Coyle’s tally earlier in the game might have been on the man advantage, but it was the type of sequence that should earn plenty of praise in Friday’s video session — with the big-bodied pivot fighting down low and putting himself in the areas of the ice where skittering pucks are just asking to be snapped into twine.

And on a fourth line of Nick Foligno, Tomas Nosek and Lazar — those draining forechecking shifts that come with their job description were finally rewarded by way of Forbort’s tally from the blue line, along with Lazar’s empty-netter at 15:43.

Cassidy’s gamble was not just a validation of the combinations that delivered for the B’s countless times during the regular season. It was a necessary exercise, given what will await the B’s down at PNC Arena on Saturday.  

With last change now wielded by Rod Brind’Amour and the Canes, Carolina has the means to snuff out Boston’s top line at 5v5 play in Marchand, Bergeron and DeBrusk.
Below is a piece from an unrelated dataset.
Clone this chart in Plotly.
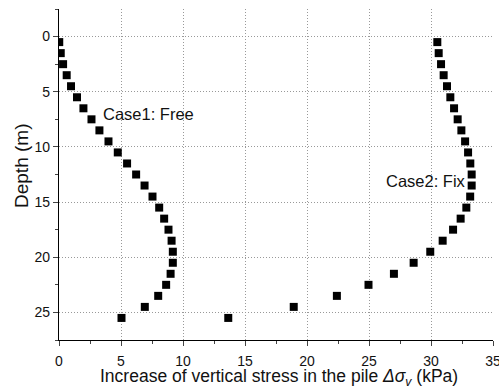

Had Boston won Thursday’s game in a similar fashion as Game 4 (depending on 63-37-88 as your get-out-of-jail-free card during spurts of O-zone struggles), one could envision a script similar to Game 5 playing out on Saturday — with the B’s getting a rude awakening when asked to rely on their depth for tangible offensive production.

But it’s safe to assume that collective dread has waned some in the aftermath of Game 6. 

If the Bruins are going to escape Raleigh with that sought-after victory, it’s going to come down to an entire lineup pulling on the rope to accomplish said endeavor.

An entire roster that, when given a chance to prove themselves once again, gave their season new life on Thursday night at a raucous TD Garden. 

“You change lines for a reason throughout the course of the playoffs,” Cassidy said. “You hope you make the right call for the right reasons and tonight it worked out for us. We'll do what we have to do up in Carolina in Game 7."